To be done: Look for the line containing "What D3.js code" and the line containing "d3.scaleLinear().domain([0, 250]).range([pBottom, pTop]);" in the entries below. Copy those two and all lines between them exactly, leaving out pictures.

Raw records:
----

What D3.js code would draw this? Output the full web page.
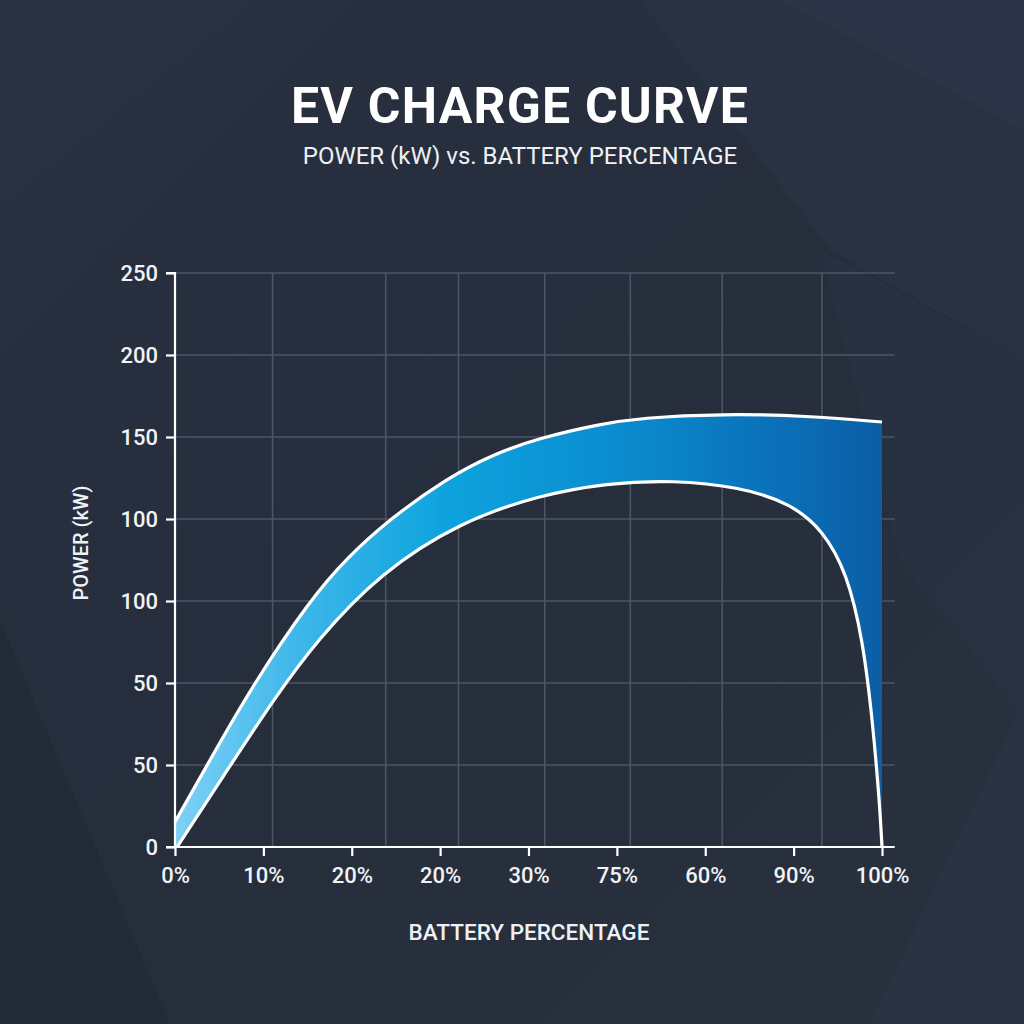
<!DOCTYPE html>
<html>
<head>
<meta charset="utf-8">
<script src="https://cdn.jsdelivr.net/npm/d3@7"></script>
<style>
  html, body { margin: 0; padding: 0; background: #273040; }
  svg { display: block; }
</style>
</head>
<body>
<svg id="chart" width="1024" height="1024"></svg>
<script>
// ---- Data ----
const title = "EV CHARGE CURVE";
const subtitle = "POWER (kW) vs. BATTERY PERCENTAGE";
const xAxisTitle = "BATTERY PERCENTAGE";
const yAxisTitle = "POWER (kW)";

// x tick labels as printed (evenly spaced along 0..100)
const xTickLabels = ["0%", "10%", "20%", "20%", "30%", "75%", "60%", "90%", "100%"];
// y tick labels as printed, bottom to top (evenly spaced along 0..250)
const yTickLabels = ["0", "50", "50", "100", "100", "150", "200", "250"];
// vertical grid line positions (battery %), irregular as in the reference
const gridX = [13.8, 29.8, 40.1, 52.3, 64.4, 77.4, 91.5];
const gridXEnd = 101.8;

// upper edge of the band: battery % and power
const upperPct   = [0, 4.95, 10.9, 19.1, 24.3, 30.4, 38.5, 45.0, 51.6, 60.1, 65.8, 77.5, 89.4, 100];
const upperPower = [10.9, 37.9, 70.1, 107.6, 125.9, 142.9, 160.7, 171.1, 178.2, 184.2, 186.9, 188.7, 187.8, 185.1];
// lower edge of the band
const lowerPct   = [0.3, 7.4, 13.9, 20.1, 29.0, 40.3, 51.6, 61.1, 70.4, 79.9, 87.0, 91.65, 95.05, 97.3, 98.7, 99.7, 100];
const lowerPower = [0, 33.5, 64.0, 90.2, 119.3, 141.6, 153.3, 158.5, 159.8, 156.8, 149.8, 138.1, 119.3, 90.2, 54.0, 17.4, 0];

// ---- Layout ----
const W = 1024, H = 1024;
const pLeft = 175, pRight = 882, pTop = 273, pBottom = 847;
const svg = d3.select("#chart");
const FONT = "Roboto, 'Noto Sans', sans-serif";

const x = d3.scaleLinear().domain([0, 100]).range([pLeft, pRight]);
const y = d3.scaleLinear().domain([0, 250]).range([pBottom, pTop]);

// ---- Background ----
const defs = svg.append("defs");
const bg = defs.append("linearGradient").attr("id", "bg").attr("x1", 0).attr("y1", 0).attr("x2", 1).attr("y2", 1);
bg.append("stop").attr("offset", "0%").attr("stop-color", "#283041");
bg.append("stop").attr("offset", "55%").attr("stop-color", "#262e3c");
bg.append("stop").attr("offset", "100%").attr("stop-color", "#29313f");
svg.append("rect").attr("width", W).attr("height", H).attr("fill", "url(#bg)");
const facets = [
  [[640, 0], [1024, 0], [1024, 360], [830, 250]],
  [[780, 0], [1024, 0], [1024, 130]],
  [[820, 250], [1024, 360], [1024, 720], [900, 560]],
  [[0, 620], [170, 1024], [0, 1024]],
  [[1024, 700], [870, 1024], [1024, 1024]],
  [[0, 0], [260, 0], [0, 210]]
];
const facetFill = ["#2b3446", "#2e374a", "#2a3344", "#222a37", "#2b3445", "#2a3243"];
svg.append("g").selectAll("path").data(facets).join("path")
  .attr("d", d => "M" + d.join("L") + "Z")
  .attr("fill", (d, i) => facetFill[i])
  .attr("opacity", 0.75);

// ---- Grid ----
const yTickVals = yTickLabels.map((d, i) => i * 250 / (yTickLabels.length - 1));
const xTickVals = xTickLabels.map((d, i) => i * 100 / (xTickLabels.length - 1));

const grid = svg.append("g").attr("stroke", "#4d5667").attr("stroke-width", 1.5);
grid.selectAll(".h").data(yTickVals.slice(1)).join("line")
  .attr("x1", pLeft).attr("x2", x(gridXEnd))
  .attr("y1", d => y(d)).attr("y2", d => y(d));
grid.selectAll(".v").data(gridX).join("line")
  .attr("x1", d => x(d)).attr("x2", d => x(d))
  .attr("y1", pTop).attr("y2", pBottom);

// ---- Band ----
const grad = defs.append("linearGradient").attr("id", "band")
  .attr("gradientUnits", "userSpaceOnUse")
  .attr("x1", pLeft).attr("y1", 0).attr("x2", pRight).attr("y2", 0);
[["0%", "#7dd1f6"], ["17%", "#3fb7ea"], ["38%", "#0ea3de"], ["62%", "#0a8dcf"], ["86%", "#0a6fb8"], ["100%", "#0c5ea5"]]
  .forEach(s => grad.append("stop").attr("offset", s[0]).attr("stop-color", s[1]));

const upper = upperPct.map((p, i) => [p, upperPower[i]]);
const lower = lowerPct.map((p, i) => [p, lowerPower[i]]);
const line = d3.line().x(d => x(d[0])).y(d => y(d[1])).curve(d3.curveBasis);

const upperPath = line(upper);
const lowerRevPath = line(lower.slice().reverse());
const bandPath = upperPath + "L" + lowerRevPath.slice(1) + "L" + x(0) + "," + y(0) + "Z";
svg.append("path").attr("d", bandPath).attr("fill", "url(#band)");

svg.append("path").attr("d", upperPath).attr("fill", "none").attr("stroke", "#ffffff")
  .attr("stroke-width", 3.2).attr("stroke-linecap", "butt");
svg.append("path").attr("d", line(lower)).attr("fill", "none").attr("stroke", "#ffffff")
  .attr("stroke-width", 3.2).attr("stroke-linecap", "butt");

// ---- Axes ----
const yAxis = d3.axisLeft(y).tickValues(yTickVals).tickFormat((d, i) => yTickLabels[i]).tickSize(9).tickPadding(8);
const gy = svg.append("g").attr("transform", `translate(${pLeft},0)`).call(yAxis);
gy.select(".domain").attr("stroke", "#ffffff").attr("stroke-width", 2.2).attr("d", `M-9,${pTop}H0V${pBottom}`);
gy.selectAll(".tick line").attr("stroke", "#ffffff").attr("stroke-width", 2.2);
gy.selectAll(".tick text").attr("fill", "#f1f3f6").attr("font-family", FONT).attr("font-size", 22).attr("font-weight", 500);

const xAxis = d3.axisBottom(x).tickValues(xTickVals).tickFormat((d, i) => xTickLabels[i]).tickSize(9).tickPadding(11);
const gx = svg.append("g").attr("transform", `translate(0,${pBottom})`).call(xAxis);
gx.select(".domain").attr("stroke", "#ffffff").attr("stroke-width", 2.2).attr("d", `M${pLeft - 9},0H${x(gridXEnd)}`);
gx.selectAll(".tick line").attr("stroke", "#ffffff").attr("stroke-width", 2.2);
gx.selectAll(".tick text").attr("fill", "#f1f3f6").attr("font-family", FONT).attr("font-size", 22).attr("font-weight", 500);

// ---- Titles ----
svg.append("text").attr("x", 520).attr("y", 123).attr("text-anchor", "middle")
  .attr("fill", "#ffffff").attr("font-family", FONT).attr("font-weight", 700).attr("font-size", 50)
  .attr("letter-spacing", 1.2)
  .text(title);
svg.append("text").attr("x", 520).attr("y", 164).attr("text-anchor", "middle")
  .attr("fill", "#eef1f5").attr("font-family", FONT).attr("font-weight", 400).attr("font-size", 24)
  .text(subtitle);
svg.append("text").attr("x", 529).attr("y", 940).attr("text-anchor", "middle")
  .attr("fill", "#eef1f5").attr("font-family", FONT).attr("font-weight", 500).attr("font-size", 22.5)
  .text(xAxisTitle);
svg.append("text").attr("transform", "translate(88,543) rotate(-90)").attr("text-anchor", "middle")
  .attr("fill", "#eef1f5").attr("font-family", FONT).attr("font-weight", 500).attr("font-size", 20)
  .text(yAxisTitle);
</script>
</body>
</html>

----

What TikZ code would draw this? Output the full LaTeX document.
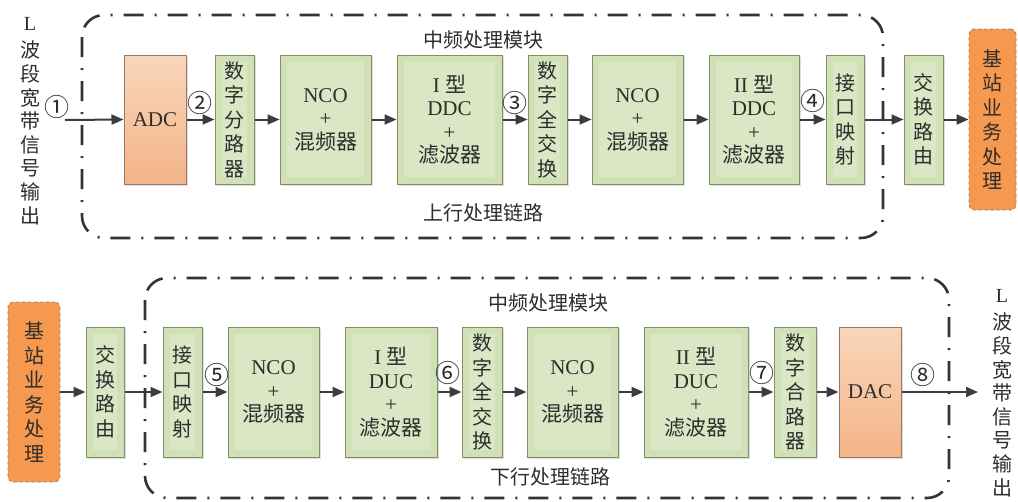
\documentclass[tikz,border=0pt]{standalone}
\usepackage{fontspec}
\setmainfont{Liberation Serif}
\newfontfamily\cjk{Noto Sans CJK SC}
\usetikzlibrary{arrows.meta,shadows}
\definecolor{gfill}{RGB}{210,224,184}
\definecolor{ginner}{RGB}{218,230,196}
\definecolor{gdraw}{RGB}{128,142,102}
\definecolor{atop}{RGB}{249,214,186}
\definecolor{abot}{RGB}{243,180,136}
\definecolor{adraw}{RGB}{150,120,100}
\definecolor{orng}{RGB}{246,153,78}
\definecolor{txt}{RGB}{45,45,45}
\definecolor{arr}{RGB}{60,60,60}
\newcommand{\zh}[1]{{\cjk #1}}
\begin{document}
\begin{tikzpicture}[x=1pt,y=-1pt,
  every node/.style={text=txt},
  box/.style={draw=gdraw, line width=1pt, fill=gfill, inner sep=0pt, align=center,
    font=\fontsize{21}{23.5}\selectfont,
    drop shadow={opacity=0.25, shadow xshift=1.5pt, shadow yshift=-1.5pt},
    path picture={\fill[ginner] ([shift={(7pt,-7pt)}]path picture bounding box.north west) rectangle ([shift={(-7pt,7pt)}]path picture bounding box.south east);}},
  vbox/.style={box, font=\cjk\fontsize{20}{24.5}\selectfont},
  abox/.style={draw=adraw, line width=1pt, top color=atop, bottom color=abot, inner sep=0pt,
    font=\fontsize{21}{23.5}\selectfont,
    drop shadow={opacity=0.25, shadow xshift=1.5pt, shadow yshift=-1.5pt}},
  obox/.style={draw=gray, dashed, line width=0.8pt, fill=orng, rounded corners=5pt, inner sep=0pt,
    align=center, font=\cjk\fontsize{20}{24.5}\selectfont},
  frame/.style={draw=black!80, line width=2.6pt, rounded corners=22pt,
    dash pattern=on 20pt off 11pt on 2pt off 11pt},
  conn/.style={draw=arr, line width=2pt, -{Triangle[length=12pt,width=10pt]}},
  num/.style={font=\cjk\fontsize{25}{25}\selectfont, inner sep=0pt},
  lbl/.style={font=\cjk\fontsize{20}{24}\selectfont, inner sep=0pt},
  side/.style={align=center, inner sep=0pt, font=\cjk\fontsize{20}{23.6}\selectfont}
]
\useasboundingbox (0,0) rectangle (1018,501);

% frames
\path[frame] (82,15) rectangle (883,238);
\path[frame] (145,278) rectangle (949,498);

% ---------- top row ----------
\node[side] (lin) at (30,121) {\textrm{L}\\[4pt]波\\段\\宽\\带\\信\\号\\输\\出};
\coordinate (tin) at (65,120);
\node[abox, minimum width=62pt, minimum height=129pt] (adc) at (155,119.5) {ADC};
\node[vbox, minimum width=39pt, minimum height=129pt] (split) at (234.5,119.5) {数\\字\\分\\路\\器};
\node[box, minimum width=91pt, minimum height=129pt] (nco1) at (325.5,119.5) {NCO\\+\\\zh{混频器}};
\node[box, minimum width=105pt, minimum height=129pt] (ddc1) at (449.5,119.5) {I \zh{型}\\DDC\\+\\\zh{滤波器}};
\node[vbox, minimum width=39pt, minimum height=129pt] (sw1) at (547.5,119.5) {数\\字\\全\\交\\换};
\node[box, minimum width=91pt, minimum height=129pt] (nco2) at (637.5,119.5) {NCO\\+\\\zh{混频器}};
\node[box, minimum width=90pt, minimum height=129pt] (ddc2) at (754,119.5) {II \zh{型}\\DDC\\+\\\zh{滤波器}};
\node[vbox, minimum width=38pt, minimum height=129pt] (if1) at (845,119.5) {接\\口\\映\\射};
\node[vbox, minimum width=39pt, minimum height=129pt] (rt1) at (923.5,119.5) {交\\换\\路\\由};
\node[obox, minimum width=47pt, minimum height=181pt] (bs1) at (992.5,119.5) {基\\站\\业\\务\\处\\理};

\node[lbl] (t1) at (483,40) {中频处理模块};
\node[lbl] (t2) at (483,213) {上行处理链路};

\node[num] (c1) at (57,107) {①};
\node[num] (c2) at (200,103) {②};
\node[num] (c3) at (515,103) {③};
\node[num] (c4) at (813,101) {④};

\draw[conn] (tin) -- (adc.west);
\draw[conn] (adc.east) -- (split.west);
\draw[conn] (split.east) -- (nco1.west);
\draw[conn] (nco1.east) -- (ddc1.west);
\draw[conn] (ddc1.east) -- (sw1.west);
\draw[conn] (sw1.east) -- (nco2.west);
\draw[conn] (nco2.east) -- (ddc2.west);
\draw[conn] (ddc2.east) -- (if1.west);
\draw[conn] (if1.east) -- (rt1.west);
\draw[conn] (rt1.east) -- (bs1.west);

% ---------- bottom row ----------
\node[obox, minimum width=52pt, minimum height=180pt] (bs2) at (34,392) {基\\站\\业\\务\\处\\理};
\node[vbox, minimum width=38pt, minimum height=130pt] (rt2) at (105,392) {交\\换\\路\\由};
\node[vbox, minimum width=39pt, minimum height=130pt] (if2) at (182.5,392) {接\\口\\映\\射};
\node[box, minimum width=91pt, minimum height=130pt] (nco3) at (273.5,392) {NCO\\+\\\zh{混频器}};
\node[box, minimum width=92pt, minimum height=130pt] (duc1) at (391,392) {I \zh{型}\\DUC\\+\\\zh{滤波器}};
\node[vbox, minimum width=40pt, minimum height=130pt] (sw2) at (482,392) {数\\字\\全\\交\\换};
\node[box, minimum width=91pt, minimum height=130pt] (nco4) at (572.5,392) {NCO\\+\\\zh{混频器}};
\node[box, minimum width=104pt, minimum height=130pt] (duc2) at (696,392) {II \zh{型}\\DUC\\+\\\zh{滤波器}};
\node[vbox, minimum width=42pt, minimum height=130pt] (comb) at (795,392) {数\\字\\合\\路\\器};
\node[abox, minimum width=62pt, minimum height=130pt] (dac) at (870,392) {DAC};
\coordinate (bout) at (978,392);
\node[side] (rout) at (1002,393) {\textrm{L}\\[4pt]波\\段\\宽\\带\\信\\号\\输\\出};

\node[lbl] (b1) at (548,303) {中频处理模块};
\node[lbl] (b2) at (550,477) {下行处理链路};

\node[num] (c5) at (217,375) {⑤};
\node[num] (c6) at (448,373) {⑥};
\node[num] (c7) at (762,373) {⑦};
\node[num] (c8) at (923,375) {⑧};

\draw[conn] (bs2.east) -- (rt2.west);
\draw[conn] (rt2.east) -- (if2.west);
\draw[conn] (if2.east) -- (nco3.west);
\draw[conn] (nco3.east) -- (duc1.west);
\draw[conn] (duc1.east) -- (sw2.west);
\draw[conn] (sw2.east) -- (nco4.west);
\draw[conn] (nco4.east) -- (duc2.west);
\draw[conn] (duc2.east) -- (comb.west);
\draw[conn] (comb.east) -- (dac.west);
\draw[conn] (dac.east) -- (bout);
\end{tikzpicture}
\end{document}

----

Response to the task:
What D3.js code would draw this? Output the full web page.
<!DOCTYPE html>
<html>
<head>
<meta charset="utf-8">
<script src="https://cdn.jsdelivr.net/npm/d3@7"></script>
<style>
  html, body { margin: 0; padding: 0; background: #273040; }
  svg { display: block; }
</style>
</head>
<body>
<svg id="chart" width="1024" height="1024"></svg>
<script>
// ---- Data ----
const title = "EV CHARGE CURVE";
const subtitle = "POWER (kW) vs. BATTERY PERCENTAGE";
const xAxisTitle = "BATTERY PERCENTAGE";
const yAxisTitle = "POWER (kW)";

// x tick labels as printed (evenly spaced along 0..100)
const xTickLabels = ["0%", "10%", "20%", "20%", "30%", "75%", "60%", "90%", "100%"];
// y tick labels as printed, bottom to top (evenly spaced along 0..250)
const yTickLabels = ["0", "50", "50", "100", "100", "150", "200", "250"];
// vertical grid line positions (battery %), irregular as in the reference
const gridX = [13.8, 29.8, 40.1, 52.3, 64.4, 77.4, 91.5];
const gridXEnd = 101.8;

// upper edge of the band: battery % and power
const upperPct   = [0, 4.95, 10.9, 19.1, 24.3, 30.4, 38.5, 45.0, 51.6, 60.1, 65.8, 77.5, 89.4, 100];
const upperPower = [10.9, 37.9, 70.1, 107.6, 125.9, 142.9, 160.7, 171.1, 178.2, 184.2, 186.9, 188.7, 187.8, 185.1];
// lower edge of the band
const lowerPct   = [0.3, 7.4, 13.9, 20.1, 29.0, 40.3, 51.6, 61.1, 70.4, 79.9, 87.0, 91.65, 95.05, 97.3, 98.7, 99.7, 100];
const lowerPower = [0, 33.5, 64.0, 90.2, 119.3, 141.6, 153.3, 158.5, 159.8, 156.8, 149.8, 138.1, 119.3, 90.2, 54.0, 17.4, 0];

// ---- Layout ----
const W = 1024, H = 1024;
const pLeft = 175, pRight = 882, pTop = 273, pBottom = 847;
const svg = d3.select("#chart");
const FONT = "Roboto, 'Noto Sans', sans-serif";

const x = d3.scaleLinear().domain([0, 100]).range([pLeft, pRight]);
const y = d3.scaleLinear().domain([0, 250]).range([pBottom, pTop]);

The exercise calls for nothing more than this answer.